**REQUIRED TASK**
Among the entries that follow, the required portion opens with the line containing "What Apache ECharts" and closes with the line containing "const yTicks = [0,0.2,0.4,0.6,0.8,1.0];". Give that portion again exactly, and nothing else.

**DATA SHOWN**

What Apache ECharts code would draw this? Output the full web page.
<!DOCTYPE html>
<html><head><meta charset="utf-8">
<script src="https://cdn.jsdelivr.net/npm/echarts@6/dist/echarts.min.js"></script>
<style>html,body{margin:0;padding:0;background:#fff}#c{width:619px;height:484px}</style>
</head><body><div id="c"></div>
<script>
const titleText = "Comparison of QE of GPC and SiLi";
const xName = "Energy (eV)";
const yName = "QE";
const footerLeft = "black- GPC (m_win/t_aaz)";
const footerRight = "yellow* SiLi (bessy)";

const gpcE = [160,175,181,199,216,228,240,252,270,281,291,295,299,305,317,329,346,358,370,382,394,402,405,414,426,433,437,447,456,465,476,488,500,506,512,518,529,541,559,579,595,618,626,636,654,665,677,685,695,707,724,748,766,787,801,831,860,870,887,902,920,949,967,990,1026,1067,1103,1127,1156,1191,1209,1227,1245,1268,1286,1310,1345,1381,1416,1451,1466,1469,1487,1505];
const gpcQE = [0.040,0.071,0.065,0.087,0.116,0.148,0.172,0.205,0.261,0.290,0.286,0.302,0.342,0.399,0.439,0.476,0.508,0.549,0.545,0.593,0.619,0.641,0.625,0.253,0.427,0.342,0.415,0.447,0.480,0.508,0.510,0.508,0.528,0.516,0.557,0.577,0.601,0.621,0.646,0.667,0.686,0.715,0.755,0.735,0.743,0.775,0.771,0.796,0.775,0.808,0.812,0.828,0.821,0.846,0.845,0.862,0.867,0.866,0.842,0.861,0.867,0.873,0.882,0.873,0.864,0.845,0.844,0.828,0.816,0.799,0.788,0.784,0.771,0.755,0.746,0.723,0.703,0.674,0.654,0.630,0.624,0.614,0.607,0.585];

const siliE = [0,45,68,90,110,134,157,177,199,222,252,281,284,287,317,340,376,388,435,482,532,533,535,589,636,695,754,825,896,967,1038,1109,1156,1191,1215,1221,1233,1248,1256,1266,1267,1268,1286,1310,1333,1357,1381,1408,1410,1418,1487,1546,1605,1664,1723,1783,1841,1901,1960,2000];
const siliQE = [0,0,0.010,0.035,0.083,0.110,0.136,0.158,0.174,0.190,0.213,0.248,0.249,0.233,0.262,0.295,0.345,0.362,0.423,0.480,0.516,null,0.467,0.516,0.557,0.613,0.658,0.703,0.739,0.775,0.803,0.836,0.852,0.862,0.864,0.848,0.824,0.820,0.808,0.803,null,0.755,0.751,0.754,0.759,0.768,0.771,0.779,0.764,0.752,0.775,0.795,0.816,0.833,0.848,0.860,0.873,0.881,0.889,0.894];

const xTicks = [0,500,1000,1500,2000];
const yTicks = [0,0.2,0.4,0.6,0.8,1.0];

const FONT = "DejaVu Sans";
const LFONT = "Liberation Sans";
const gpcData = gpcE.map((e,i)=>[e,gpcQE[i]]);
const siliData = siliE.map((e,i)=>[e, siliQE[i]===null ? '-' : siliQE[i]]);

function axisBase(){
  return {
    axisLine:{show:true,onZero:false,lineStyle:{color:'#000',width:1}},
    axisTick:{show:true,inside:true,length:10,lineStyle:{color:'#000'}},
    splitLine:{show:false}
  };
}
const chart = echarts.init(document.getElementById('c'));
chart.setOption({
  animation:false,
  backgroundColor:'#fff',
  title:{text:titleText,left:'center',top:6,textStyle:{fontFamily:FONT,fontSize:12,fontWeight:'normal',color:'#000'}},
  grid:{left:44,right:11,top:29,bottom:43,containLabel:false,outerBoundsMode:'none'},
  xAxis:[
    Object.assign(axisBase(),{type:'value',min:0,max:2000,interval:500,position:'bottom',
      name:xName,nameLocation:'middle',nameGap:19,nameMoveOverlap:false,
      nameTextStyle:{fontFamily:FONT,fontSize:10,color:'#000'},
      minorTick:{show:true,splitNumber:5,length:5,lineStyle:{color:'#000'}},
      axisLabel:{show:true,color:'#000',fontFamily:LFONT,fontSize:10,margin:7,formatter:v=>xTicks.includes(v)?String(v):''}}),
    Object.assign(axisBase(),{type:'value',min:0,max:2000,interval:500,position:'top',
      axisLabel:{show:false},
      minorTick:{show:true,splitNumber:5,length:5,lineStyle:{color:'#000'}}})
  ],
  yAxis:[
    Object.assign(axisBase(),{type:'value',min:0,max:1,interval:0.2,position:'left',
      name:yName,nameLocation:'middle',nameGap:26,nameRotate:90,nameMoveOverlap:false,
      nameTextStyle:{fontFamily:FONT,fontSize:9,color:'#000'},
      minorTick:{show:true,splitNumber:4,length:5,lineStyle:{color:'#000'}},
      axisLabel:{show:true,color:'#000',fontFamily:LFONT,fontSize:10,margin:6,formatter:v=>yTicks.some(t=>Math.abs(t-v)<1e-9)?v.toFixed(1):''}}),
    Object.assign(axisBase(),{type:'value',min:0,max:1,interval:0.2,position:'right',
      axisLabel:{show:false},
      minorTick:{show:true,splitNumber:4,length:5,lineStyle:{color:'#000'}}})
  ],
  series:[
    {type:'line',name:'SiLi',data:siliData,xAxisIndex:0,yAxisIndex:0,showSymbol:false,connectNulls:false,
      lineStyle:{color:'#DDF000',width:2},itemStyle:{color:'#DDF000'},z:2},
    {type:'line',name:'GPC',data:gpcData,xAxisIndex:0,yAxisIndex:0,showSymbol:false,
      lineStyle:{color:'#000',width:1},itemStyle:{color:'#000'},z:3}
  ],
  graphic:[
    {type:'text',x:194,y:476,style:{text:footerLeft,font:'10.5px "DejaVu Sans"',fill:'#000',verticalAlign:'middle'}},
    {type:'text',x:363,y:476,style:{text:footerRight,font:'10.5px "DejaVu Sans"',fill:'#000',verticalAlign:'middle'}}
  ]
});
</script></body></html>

--

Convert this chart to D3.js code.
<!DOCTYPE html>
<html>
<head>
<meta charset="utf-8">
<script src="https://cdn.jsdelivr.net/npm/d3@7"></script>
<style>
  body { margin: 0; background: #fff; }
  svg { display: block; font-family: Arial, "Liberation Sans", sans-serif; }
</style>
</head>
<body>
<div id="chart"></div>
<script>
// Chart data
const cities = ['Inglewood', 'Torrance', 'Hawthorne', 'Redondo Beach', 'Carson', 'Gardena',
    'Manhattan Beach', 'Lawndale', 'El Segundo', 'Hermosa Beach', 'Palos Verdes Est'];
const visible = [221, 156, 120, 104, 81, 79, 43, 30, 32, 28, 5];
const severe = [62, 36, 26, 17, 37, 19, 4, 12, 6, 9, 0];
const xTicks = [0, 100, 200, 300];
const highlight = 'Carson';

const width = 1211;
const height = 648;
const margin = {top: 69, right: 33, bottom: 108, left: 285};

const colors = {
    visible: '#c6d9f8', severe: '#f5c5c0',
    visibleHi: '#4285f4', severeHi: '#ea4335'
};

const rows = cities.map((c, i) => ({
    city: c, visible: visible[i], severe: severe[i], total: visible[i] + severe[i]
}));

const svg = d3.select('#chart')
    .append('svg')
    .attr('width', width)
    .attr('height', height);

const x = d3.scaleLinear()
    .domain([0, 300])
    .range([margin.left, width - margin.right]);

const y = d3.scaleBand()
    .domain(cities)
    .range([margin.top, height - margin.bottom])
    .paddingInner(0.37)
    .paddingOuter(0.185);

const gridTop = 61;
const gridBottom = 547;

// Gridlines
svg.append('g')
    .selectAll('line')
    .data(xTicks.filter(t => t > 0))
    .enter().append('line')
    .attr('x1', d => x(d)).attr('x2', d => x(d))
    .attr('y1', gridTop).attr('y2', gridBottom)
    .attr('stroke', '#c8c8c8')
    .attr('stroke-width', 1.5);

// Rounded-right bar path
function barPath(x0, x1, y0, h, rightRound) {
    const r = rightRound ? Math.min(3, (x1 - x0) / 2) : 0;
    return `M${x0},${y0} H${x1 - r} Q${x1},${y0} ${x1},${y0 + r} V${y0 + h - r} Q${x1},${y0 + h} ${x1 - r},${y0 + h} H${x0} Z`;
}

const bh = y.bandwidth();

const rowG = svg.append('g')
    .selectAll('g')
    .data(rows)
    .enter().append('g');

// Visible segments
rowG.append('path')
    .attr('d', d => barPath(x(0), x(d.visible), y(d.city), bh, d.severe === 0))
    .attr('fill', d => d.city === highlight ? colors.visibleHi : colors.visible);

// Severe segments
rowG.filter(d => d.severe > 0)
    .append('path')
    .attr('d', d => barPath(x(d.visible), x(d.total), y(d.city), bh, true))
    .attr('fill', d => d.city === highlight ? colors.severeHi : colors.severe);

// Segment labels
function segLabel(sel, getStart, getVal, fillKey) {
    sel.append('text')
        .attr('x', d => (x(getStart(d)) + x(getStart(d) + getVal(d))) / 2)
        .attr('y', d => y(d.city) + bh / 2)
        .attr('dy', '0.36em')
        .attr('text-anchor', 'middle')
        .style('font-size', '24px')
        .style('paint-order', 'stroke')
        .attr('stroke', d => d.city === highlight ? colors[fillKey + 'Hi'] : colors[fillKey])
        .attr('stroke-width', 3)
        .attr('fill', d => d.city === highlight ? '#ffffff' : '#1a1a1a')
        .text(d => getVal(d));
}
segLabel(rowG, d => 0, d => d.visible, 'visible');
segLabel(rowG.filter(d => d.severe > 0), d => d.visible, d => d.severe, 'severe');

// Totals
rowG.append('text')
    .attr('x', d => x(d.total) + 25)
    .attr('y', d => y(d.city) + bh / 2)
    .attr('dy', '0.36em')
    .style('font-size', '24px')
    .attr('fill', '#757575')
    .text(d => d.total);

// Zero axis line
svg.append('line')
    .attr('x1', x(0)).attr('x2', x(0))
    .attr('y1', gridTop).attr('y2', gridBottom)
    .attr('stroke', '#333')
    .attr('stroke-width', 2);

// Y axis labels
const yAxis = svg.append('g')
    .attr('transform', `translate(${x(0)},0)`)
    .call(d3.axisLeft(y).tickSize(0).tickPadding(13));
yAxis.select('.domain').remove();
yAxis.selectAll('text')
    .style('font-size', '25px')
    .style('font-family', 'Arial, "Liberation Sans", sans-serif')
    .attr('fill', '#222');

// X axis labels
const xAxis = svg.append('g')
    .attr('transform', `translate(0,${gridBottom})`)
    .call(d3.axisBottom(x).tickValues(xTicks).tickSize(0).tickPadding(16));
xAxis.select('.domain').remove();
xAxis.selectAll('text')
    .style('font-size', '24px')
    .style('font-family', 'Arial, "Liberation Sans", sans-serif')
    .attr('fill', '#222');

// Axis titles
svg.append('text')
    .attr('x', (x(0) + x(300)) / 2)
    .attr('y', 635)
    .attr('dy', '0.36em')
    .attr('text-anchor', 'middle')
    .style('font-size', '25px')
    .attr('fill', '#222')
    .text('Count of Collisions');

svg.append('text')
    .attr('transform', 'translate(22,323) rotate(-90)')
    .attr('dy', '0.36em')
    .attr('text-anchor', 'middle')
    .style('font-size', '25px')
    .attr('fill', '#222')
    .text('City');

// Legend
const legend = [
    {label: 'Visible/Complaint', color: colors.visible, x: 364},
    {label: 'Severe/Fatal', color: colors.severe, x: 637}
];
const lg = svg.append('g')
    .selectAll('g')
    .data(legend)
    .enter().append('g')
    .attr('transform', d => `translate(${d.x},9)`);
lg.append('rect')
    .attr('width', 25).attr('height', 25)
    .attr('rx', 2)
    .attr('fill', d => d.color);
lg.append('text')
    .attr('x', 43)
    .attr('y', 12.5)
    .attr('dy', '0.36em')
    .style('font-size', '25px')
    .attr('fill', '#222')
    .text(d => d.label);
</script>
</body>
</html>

* * *

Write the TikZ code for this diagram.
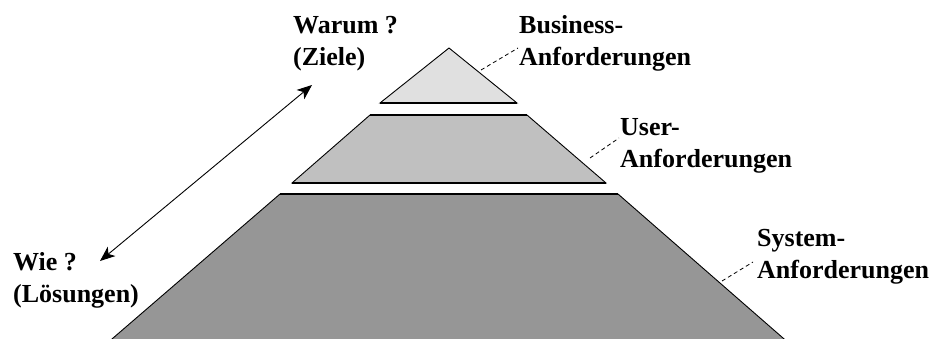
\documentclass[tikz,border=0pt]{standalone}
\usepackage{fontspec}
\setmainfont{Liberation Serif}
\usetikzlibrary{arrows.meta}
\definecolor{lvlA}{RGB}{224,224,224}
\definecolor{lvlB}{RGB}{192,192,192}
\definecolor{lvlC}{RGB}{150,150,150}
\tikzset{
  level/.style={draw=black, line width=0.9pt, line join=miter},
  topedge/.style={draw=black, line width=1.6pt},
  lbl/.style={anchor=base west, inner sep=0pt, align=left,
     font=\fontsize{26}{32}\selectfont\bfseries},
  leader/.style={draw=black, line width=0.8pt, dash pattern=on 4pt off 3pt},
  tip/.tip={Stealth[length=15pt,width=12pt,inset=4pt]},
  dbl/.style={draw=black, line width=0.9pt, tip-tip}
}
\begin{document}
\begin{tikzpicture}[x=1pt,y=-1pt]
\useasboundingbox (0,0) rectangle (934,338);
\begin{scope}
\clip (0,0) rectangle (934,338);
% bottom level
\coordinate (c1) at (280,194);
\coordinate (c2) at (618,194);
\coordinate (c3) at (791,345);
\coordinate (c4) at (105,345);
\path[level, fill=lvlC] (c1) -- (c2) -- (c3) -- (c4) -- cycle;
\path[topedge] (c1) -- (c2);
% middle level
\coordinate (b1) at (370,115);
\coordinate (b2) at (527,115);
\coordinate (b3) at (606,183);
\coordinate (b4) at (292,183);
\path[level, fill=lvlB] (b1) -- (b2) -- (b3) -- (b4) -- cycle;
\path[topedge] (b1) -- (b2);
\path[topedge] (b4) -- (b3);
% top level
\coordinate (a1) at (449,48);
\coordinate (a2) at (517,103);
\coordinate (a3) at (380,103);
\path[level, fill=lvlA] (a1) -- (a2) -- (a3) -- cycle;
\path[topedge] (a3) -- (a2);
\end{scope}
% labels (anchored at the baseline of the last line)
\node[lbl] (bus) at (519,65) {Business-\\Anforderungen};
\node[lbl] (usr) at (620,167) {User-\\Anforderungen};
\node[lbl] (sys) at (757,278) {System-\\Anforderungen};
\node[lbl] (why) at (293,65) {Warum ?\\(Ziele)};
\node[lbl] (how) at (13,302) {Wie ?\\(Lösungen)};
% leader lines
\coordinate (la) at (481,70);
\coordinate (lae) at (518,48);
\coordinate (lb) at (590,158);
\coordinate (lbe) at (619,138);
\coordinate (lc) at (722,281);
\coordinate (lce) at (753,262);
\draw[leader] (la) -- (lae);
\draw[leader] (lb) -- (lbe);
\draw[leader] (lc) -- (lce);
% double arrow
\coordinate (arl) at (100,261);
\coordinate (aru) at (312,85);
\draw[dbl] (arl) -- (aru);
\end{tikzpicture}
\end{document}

**RESPONSE TO THIS EXERCISE**
What Apache ECharts code would draw this? Output the full web page.
<!DOCTYPE html>
<html><head><meta charset="utf-8">
<script src="https://cdn.jsdelivr.net/npm/echarts@6/dist/echarts.min.js"></script>
<style>html,body{margin:0;padding:0;background:#fff}#c{width:619px;height:484px}</style>
</head><body><div id="c"></div>
<script>
const titleText = "Comparison of QE of GPC and SiLi";
const xName = "Energy (eV)";
const yName = "QE";
const footerLeft = "black- GPC (m_win/t_aaz)";
const footerRight = "yellow* SiLi (bessy)";

const gpcE = [160,175,181,199,216,228,240,252,270,281,291,295,299,305,317,329,346,358,370,382,394,402,405,414,426,433,437,447,456,465,476,488,500,506,512,518,529,541,559,579,595,618,626,636,654,665,677,685,695,707,724,748,766,787,801,831,860,870,887,902,920,949,967,990,1026,1067,1103,1127,1156,1191,1209,1227,1245,1268,1286,1310,1345,1381,1416,1451,1466,1469,1487,1505];
const gpcQE = [0.040,0.071,0.065,0.087,0.116,0.148,0.172,0.205,0.261,0.290,0.286,0.302,0.342,0.399,0.439,0.476,0.508,0.549,0.545,0.593,0.619,0.641,0.625,0.253,0.427,0.342,0.415,0.447,0.480,0.508,0.510,0.508,0.528,0.516,0.557,0.577,0.601,0.621,0.646,0.667,0.686,0.715,0.755,0.735,0.743,0.775,0.771,0.796,0.775,0.808,0.812,0.828,0.821,0.846,0.845,0.862,0.867,0.866,0.842,0.861,0.867,0.873,0.882,0.873,0.864,0.845,0.844,0.828,0.816,0.799,0.788,0.784,0.771,0.755,0.746,0.723,0.703,0.674,0.654,0.630,0.624,0.614,0.607,0.585];

const siliE = [0,45,68,90,110,134,157,177,199,222,252,281,284,287,317,340,376,388,435,482,532,533,535,589,636,695,754,825,896,967,1038,1109,1156,1191,1215,1221,1233,1248,1256,1266,1267,1268,1286,1310,1333,1357,1381,1408,1410,1418,1487,1546,1605,1664,1723,1783,1841,1901,1960,2000];
const siliQE = [0,0,0.010,0.035,0.083,0.110,0.136,0.158,0.174,0.190,0.213,0.248,0.249,0.233,0.262,0.295,0.345,0.362,0.423,0.480,0.516,null,0.467,0.516,0.557,0.613,0.658,0.703,0.739,0.775,0.803,0.836,0.852,0.862,0.864,0.848,0.824,0.820,0.808,0.803,null,0.755,0.751,0.754,0.759,0.768,0.771,0.779,0.764,0.752,0.775,0.795,0.816,0.833,0.848,0.860,0.873,0.881,0.889,0.894];

const xTicks = [0,500,1000,1500,2000];
const yTicks = [0,0.2,0.4,0.6,0.8,1.0];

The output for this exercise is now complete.